Indifference is the Rangers’ strongest quality. They can’t score. They can’t defend. They don’t hit anybody. They rarely outwork their opponent. They don’t control the puck. So that leaves indifference. How else do we explain last night’s effort against the Islanders? It was a rivalry game. The two teams hate each other. Both teams are desperate for points. Both teams were tied in the standings. The game was played on the Rangers’ home ice. The Islanders showed up, but the Blueshirts mailed it in.
The only explanations I could conjure up for their uninspired play were the following:
1. They all drank too much cough medicine before the game.
2. Their minds were occupied with what to buy John Tortorella for Christmas.
3. They were all distracted by the Tiger Woods scandal.
4. They’re all Islanders fans.
5. They just can’t stop thinking about that guy in the news this week with the bionic hand, and how cool it would be to have one of those.
6. They’re all wondering if one of the networks will start showing reruns of Family Ties in light of Meredith Baxter’s lesbian confession, which puts the show in a whole new context.
7. They just don’t care.
All of those are reasonable conclusions that any right-thinking person would come to. But it’s the last one that makes the most sense. Sure, it was all hands on deck in the last desperate minute, but where was that the first 59 minutes? The Rangers have already established that they can barely score two goals a game, so if they don’t put in the effort, or jam as Tortorella likes to say, they don’t have a chance. And if they continue to leave opponents wide open in front of the net without bothering to hit anybody in their own end, last place is a foregone conclusion. Henrik Lundqvist knows that if he doesn’t shut out the opposition, the Rangers will most likely lose. He must be a nervous wreck right now.

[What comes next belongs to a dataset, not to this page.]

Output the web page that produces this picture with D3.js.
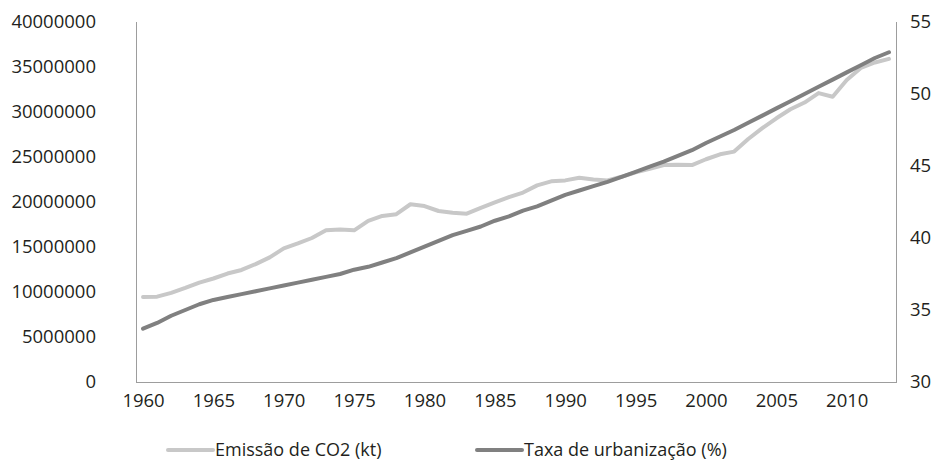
<!DOCTYPE html>
<html>
<head>
<meta charset="utf-8">
<script src="https://cdn.jsdelivr.net/npm/d3@7"></script>
<style>
  body { margin: 0; background: #fff; }
  svg { display: block; }
  text { font-family: "Open Sans", sans-serif; fill: #231f20; }
</style>
</head>
<body>
<div id="chart"></div>
<script>
var years = d3.range(1960, 2014);

// Emissão de CO2 (kt), eixo esquerdo
var co2 = [
  9450000, 9480000, 9900000, 10450000, 11050000, 11500000, 12050000, 12450000, 13100000, 13850000,
  14850000, 15400000, 16000000, 16850000, 16950000, 16850000, 17900000, 18450000, 18650000, 19750000,
  19550000, 19000000, 18800000, 18700000, 19350000, 19950000, 20550000, 21050000, 21850000, 22300000,
  22400000, 22700000, 22500000, 22400000, 22800000, 23300000, 23700000, 24100000, 24150000, 24100000,
  24750000, 25300000, 25600000, 27000000, 28200000, 29300000, 30300000, 31050000, 32100000, 31700000,
  33550000, 34900000, 35500000, 35900000
];

// Taxa de urbanização (%), eixo direito
var urban = [
  33.7, 34.1, 34.6, 35.0, 35.4, 35.7, 35.9, 36.1, 36.3, 36.5,
  36.7, 36.9, 37.1, 37.3, 37.5, 37.8, 38.0, 38.3, 38.6, 39.0,
  39.4, 39.8, 40.2, 40.5, 40.8, 41.2, 41.5, 41.9, 42.2, 42.6,
  43.0, 43.3, 43.6, 43.9, 44.25, 44.6, 44.95, 45.3, 45.7, 46.1,
  46.6, 47.05, 47.5, 48.0, 48.5, 49.0, 49.5, 50.0, 50.5, 51.0,
  51.5, 52.0, 52.5, 52.9
];

var leftTicks = [0, 5000000, 10000000, 15000000, 20000000, 25000000, 30000000, 35000000, 40000000];
var rightTicks = [30, 35, 40, 45, 50, 55];
var xTicks = [1960, 1965, 1970, 1975, 1980, 1985, 1990, 1995, 2000, 2005, 2010];

var seriesNames = ['Emissão de CO2 (kt)', 'Taxa de urbanização (%)'];
var seriesColors = ['#c8c8c8', '#808080'];

var width = 940, height = 463;
var plot = { left: 136, right: 896, top: 22, bottom: 382 };

var svg = d3.select('#chart').append('svg')
    .attr('width', width)
    .attr('height', height);

var x = d3.scalePoint()
    .domain(years)
    .range([plot.left, plot.right])
    .padding(0.5);

var yLeft = d3.scaleLinear()
    .domain([0, 40000000])
    .range([plot.bottom, plot.top]);

var yRight = d3.scaleLinear()
    .domain([30, 55])
    .range([plot.bottom, plot.top]);

// eixos
var axisColor = '#9d9d9d';

svg.append('path')
    .attr('d', 'M' + plot.left + ',' + plot.top + 'V' + plot.bottom + 'H' + plot.right + 'V' + plot.top)
    .attr('fill', 'none')
    .attr('stroke', axisColor)
    .attr('stroke-width', 1)
    .attr('shape-rendering', 'crispEdges');

var gLeft = svg.append('g')
    .attr('transform', 'translate(' + plot.left + ',0)')
    .call(d3.axisLeft(yLeft).tickValues(leftTicks).tickSize(0).tickPadding(40).tickFormat(d3.format('d')));

var gRight = svg.append('g')
    .attr('transform', 'translate(' + plot.right + ',0)')
    .call(d3.axisRight(yRight).tickValues(rightTicks).tickSize(0).tickPadding(14).tickFormat(d3.format('d')));

var gBottom = svg.append('g')
    .attr('transform', 'translate(0,' + plot.bottom + ')')
    .call(d3.axisBottom(x).tickValues(xTicks).tickSize(0).tickPadding(12));

[gLeft, gRight, gBottom].forEach(function(g) {
  g.select('.domain').remove();
  g.selectAll('text')
      .style('font-family', '"Open Sans", sans-serif')
      .style('font-size', '18.5px')
      .attr('fill', '#231f20');
});

// linhas
var lineLeft = d3.line()
    .x(function(d, i) { return x(years[i]); })
    .y(function(d) { return yLeft(d); });

var lineRight = d3.line()
    .x(function(d, i) { return x(years[i]); })
    .y(function(d) { return yRight(d); });

svg.append('path')
    .datum(co2)
    .attr('fill', 'none')
    .attr('stroke', seriesColors[0])
    .attr('stroke-width', 4)
    .attr('stroke-linejoin', 'round')
    .attr('stroke-linecap', 'round')
    .attr('d', lineLeft);

svg.append('path')
    .datum(urban)
    .attr('fill', 'none')
    .attr('stroke', seriesColors[1])
    .attr('stroke-width', 4)
    .attr('stroke-linejoin', 'round')
    .attr('stroke-linecap', 'round')
    .attr('d', lineRight);

// legenda
var legendX = [168, 477];
var legend = svg.selectAll('.legend')
    .data(seriesNames)
    .enter()
    .append('g')
    .attr('class', 'legend')
    .attr('transform', function(d, i) { return 'translate(' + legendX[i] + ',450)'; });

legend.append('line')
    .attr('x1', 0)
    .attr('x2', 45)
    .attr('stroke', function(d, i) { return seriesColors[i]; })
    .attr('stroke-width', 4)
    .attr('stroke-linecap', 'round');

legend.append('text')
    .attr('x', 47)
    .attr('dy', '0.32em')
    .style('font-size', '18px')
    .text(function(d) { return d; });
</script>
</body>
</html>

How much is Tortorella accountable? He only holds a random selection of players accountable for their play (Matt Gilroy, Enver Lisin, Ales Kotalik) but not others (Michal Rozsival, Wade Redden, Chris Drury). He doesn’t get the team to play hard on a nightly basis, and his ice-time choices are often questionable. The big picture problem is, of course, Glen Sather. He constructed this poorly constucted team, which he continues to do year after year. The outrageously big contracts signed by over-the-hill deadbeats has tied the Rangers hands, and they can’t make any significant moves because of the unmovable dead weight.
With all their flaws and lack of top-level talent, the Rangers should, at a minimum, work hard and hit opposing players once in a while (do they think they play in a no-checking league?). Is that really an unreasonable request? Is that really asking too much from professionals who are getting paid millions of dollars? Maybe I’m the crazy one, but I think the answer is no.